India growth to slow to 6.5% on notes ban: Deutsche

According to the global financial services major, economic growth will see a moderation in the near term and would gradually recover to 7.5 per cent in the next financial year.

By   |   Published: 25th Nov 2016   4:40 pm
demonetisation
File Photo: An Indian bank teller hands over notes as people gather inside a bank to deposit and exchange 500 and 1000 rupee notes in Amritsar on November 15, 2016. Long queues formed outside banks in India since the government's shock decision to withdraw the two largest denomination notes from circulation.
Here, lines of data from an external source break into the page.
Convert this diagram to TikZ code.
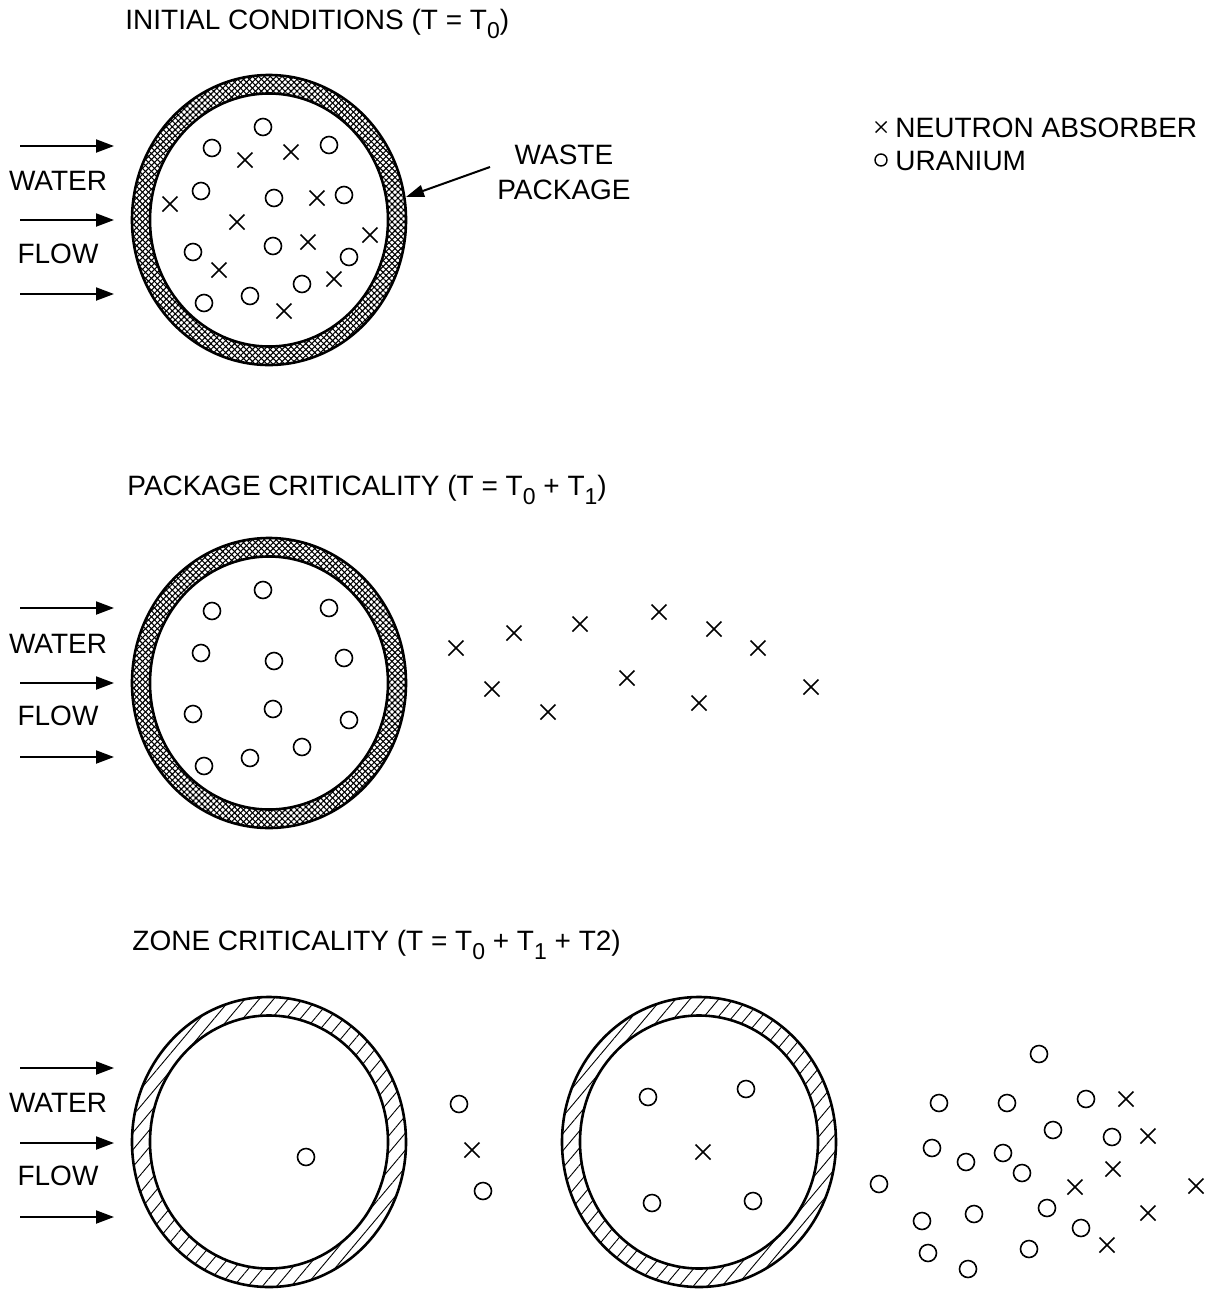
\documentclass[tikz,border=0pt]{standalone}
\usepackage{fontspec}
\setmainfont{Liberation Sans}
\usetikzlibrary{arrows.meta,patterns.meta}
\newcommand\Tsb[1]{T\raisebox{-4.5pt}{\fontsize{11.5}{12}\selectfont #1}}
\tikzset{
  lbl/.style={font=\fontsize{14}{17.5}\selectfont, inner sep=0pt},
  mk/.style={line width=0.8pt},
  shell/.style={line width=1.3pt},
  flow/.style={line width=1pt,-{Triangle[length=9pt,width=6.5pt]}},
  ur/.pic={\draw[mk] (0,0) circle[radius=8.5];},
  nx/.pic={\draw[mk] (-7.5,-7.5)--(7.5,7.5) (-7.5,7.5)--(7.5,-7.5);},
  urs/.pic={\draw[line width=0.7pt] (0,0) circle[radius=6];},
  nxs/.pic={\draw[line width=0.7pt] (-5.5,-5.5)--(5.5,5.5) (-5.5,5.5)--(5.5,-5.5);},
  xh1/.style={pattern={Lines[angle=45,distance=2.1pt,line width=0.55pt]}},
  xh2/.style={pattern={Lines[angle=-45,distance=2.1pt,line width=0.55pt]}},
  dh/.style={pattern={Lines[angle=50,distance=5.5pt,line width=0.45pt]}}
}
\newcommand\shellfill[3]{%
  \path[even odd rule,#3] (#1,#2) ellipse[x radius=137,y radius=145]
    (#1,#2) ellipse[x radius=119,y radius=126.5];}
\newcommand\shelllines[2]{%
  \draw[shell] (#1,#2) ellipse[x radius=137,y radius=145];
  \draw[shell] (#1,#2) ellipse[x radius=119,y radius=126.5];}
\begin{document}
\begin{tikzpicture}[x=0.5pt,y=-0.5pt]
\useasboundingbox (0,0) rectangle (1214,1291);

% ---------- titles ----------
\node[lbl,anchor=base west] (t1) at (125,29) {INITIAL CONDITIONS (T = \Tsb{0})};
\node[lbl,anchor=base west] (t2) at (127,495) {PACKAGE CRITICALITY (T = \Tsb{0} + \Tsb{1})};
\node[lbl,anchor=base west] (t3) at (132,950) {ZONE CRITICALITY (T = \Tsb{0} + \Tsb{1} + T2)};

% ---------- flow arrows and labels ----------
\foreach \yw/\yf/\ya/\yb/\yc/\k in {190/263/146/220/294/1, 653/725/608/683/757/2, 1112/1185/1068/1143/1217/3}{
  \node[lbl,anchor=base] (w\k) at (58,\yw) {WATER};
  \node[lbl,anchor=base] (f\k) at (58,\yf) {FLOW};
  \coordinate (a\k s) at (20,\ya); \coordinate (a\k e) at (114,\ya);
  \coordinate (b\k s) at (20,\yb); \coordinate (b\k e) at (114,\yb);
  \coordinate (c\k s) at (20,\yc); \coordinate (c\k e) at (114,\yc);
  \draw[flow] (a\k s) -- (a\k e);
  \draw[flow] (b\k s) -- (b\k e);
  \draw[flow] (c\k s) -- (c\k e);
}

% ---------- packages ----------
\shellfill{269}{220}{xh1}
\shellfill{269}{220}{xh2}
\shelllines{269}{220}

\shellfill{269}{683}{xh1}
\shellfill{269}{683}{xh2}
\shelllines{269}{683}

\shellfill{269}{1142}{dh}
\shelllines{269}{1142}

\shellfill{699}{1142}{dh}
\shelllines{699}{1142}

% ---------- waste package label ----------
\node[lbl,align=center] (wp) at (564,172) {WASTE\\PACKAGE};
\coordinate (wps) at (490,167);
\coordinate (wpt) at (406,197);
\draw[line width=1pt,-{Triangle[length=9pt,width=6pt]}] (wps) -- (wpt);

% ---------- legend ----------
\pic at (881,127) {nxs};
\node[lbl,anchor=base west] (lg1) at (895,137) {NEUTRON ABSORBER};
\pic at (881,160) {urs};
\node[lbl,anchor=base west] (lg2) at (895,170) {URANIUM};

% ---------- initial conditions contents ----------
\foreach \p in {(263,127),(212,148),(329,145),(201,191),(274,198),(344,195),
  (193,252),(273,246),(349,257),(302,284),(204,303),(250,296)}
  \pic at \p {ur};
\foreach \p in {(245,160),(291,152),(170,204),(317,198),(237,222),(308,242),
  (370,235),(219,270),(334,279),(284,311)}
  \pic at \p {nx};

% ---------- package criticality contents ----------
\foreach \p in {(263,590),(212,611),(329,608),(201,653),(274,661),(344,658),
  (193,714),(273,709),(349,720),(302,747),(204,766),(250,758)}
  \pic at \p {ur};
\foreach \p in {(456,648),(514,633),(580,624),(659,612),(714,629),(758,648),
  (492,689),(548,712),(627,678),(699,703),(811,687)}
  \pic at \p {nx};

% ---------- zone criticality contents ----------
\foreach \p in {(306,1157),(459,1104),(483,1191),
  (648,1097),(746,1089),(652,1203),(753,1201),
  (1039,1054),(939,1103),(1007,1103),(1086,1099),(1053,1130),(1112,1137),
  (932,1148),(966,1162),(1003,1153),(1022,1173),(879,1184),(1047,1208),
  (1081,1228),(974,1214),(922,1221),(928,1253),(1029,1249),(968,1269)}
  \pic at \p {ur};
\foreach \p in {(472,1150),(703,1152),
  (1126,1099),(1148,1136),(1113,1169),(1075,1187),(1196,1186),(1148,1213),(1107,1245)}
  \pic at \p {nx};
\end{tikzpicture}
\end{document}
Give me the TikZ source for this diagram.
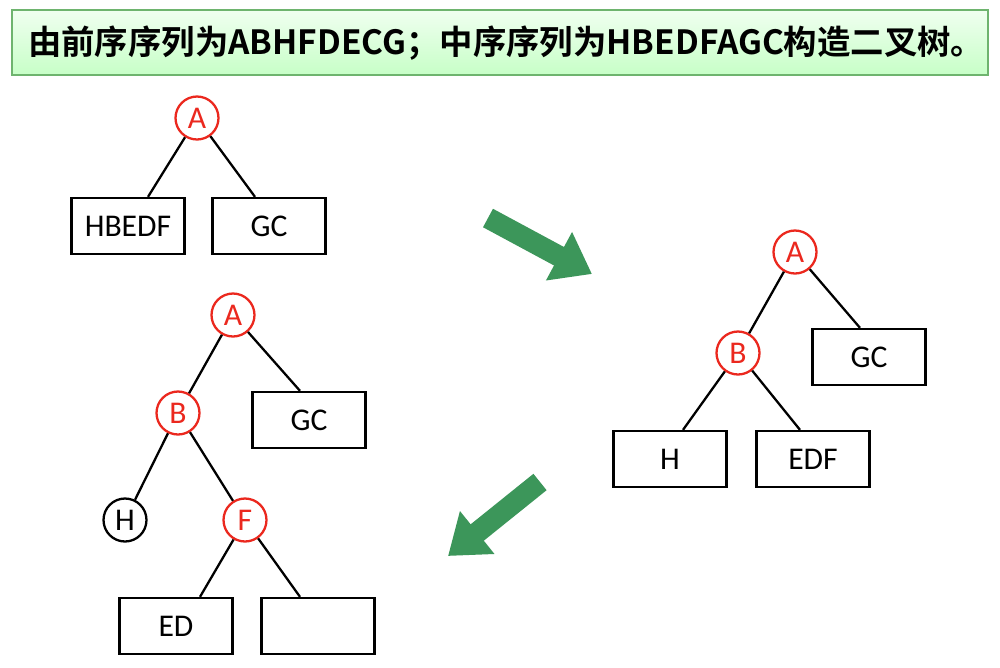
\documentclass[tikz,border=0pt]{standalone}
\usepackage{fontspec}
\setmainfont{Carlito}
\newfontfamily\cjk{Noto Sans CJK SC}[BoldFont={Noto Sans CJK SC Bold}]
\usetikzlibrary{arrows.meta}
\definecolor{tgreen}{RGB}{60,150,90}
\definecolor{tbord}{RGB}{110,180,110}
\definecolor{tred}{RGB}{235,40,30}
\begin{document}
\begin{tikzpicture}[x=0.02cm,y=-0.02cm,
  rc/.style={circle,draw=tred,line width=1.3pt,minimum size=0.86cm,inner sep=0pt,font=\fontsize{18}{18}\selectfont,text=tred},
  bc/.style={circle,draw=black,line width=1.3pt,minimum size=0.86cm,inner sep=0pt,font=\fontsize{18}{18}\selectfont},
  bx/.style={draw,line width=1.3pt,minimum width=2.26cm,minimum height=1.12cm,inner sep=0pt,font=\fontsize{18}{18}\selectfont},
  ed/.style={line width=1.3pt},
  bigarrow/.style={draw=tgreen,line width=0.42cm,-{Triangle[length=0.75cm,width=1.05cm]}}]
\useasboundingbox (0,0) rectangle (1000,667);
\fill[white] (0,0) rectangle (1000,667);
\shade[top color=green!6,bottom color=green!22,draw=tbord,line width=1pt] (12,10) rectangle (988,75);
\node[anchor=west,font=\cjk\bfseries\fontsize{19}{19}\selectfont] (title) at (22,43) {由前序序列为ABHFDECG；中序序列为HBEDFAGC构造二叉树。};
% tree 1
\node[rc] (a1) at (197,118) {A};
\node[bx] (hb1) at (128,226) {HBEDF};
\node[bx] (gc1) at (269,226) {GC};
\draw[ed] (a1) -- ([xshift=0.4cm]hb1.north); \draw[ed] (a1) -- ([xshift=-0.28cm]gc1.north);
% tree 2
\node[rc] (a2) at (795,252) {A};
\node[rc] (b2) at (738,353) {B};
\node[bx] (gc2) at (869,357) {GC};
\node[bx] (h2) at (670,459) {H};
\node[bx] (edf2) at (813,459) {EDF};
\draw[ed] (a2) -- (b2); \draw[ed] (a2) -- ([xshift=-0.18cm]gc2.north);
\draw[ed] (b2) -- ([xshift=0.26cm]h2.north); \draw[ed] (b2) -- ([xshift=-0.26cm]edf2.north);
% tree 3
\node[rc] (a3) at (233,315) {A};
\node[rc] (b3) at (178,413) {B};
\node[bx] (gc3) at (309,420) {GC};
\node[bc] (h3) at (125,520) {H};
\node[rc] (f3) at (245,520) {F};
\node[bx] (ed3) at (176,626) {ED};
\node[bx] (em3) at (318,626) {};
\draw[ed] (a3) -- ([xshift=-0.18cm]gc3.north); \draw[ed] (a3) -- (b3);
\draw[ed] (b3) -- (h3); \draw[ed] (b3) -- (f3);
\draw[ed] (f3) -- ([xshift=0.48cm]ed3.north); \draw[ed] (f3) -- ([xshift=-0.36cm]em3.north);
% arrows
\coordinate (s1) at (488,218); \coordinate (e1) at (592,274);
\coordinate (s2) at (540,482); \coordinate (e2) at (448,556);
\draw[bigarrow] (s1) -- (e1);
\draw[bigarrow] (s2) -- (e2);
\end{tikzpicture}
\end{document}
Photo: AFP

New Delhi: India’s real GDP growth is expected to slow to 6.5 per cent in the current fiscal on the likely impact of demonetisation, while muted inflation may open room for additional rate cuts, says a Deutsche Bank report.

According to the global financial services major, economic growth will see a moderation in the near term and would gradually recover to 7.5 per cent in the next financial year.

Prime Minister Narendra Modi on November 8 had announced the demonetisation of Rs 500 and Rs 1,000 notes, thereby withdrawing 86 per cent or Rs 14 lakh crore worth currency from circulation.

“We expect growth to be impacted adversely in the present and next quarters due to the government’s temporary demonetisation initiative,” said the note, adding that GDP will slow to 6.5 per cent in 2016-17, and gradually recover to 7.5 per cent in 2017-18.

According to the report, the government is expected to increase public spending from the next fiscal year to offset the likely lingering impact of a slower growth in the informal economy.

Moreover, the RBI is also likely to keep monetary policy accommodative for a prolonged period, which will help private consumption to recover once again in the next fiscal year, especially in the second half.

“This could help push up FY18 real GDP growth to about 7.5 per cent, with the recovery likely to be more back-ended,” Deutsche Bank added.

The global brokerage expects CPI inflation to average under 5 per cent both in 2016-17 and 2017-18, opening up considerable additional room for rate cuts.

“Given the growth-inflation outlook, we have pencilled in 25 bps cut at the 7th December meeting and another additional 50 bps rate cut for the next year. We expect the RBI to cut rates in February (post the Union Budget) and in April (annual policy meeting) by 25 bps each,” the report said.

The Monetary Policy Committee headed by RBI Governor Urjit Patel last month cut benchmark interest rates by 0.25 per cent to 6.25 per cent. The next RBI policy review is on December 7.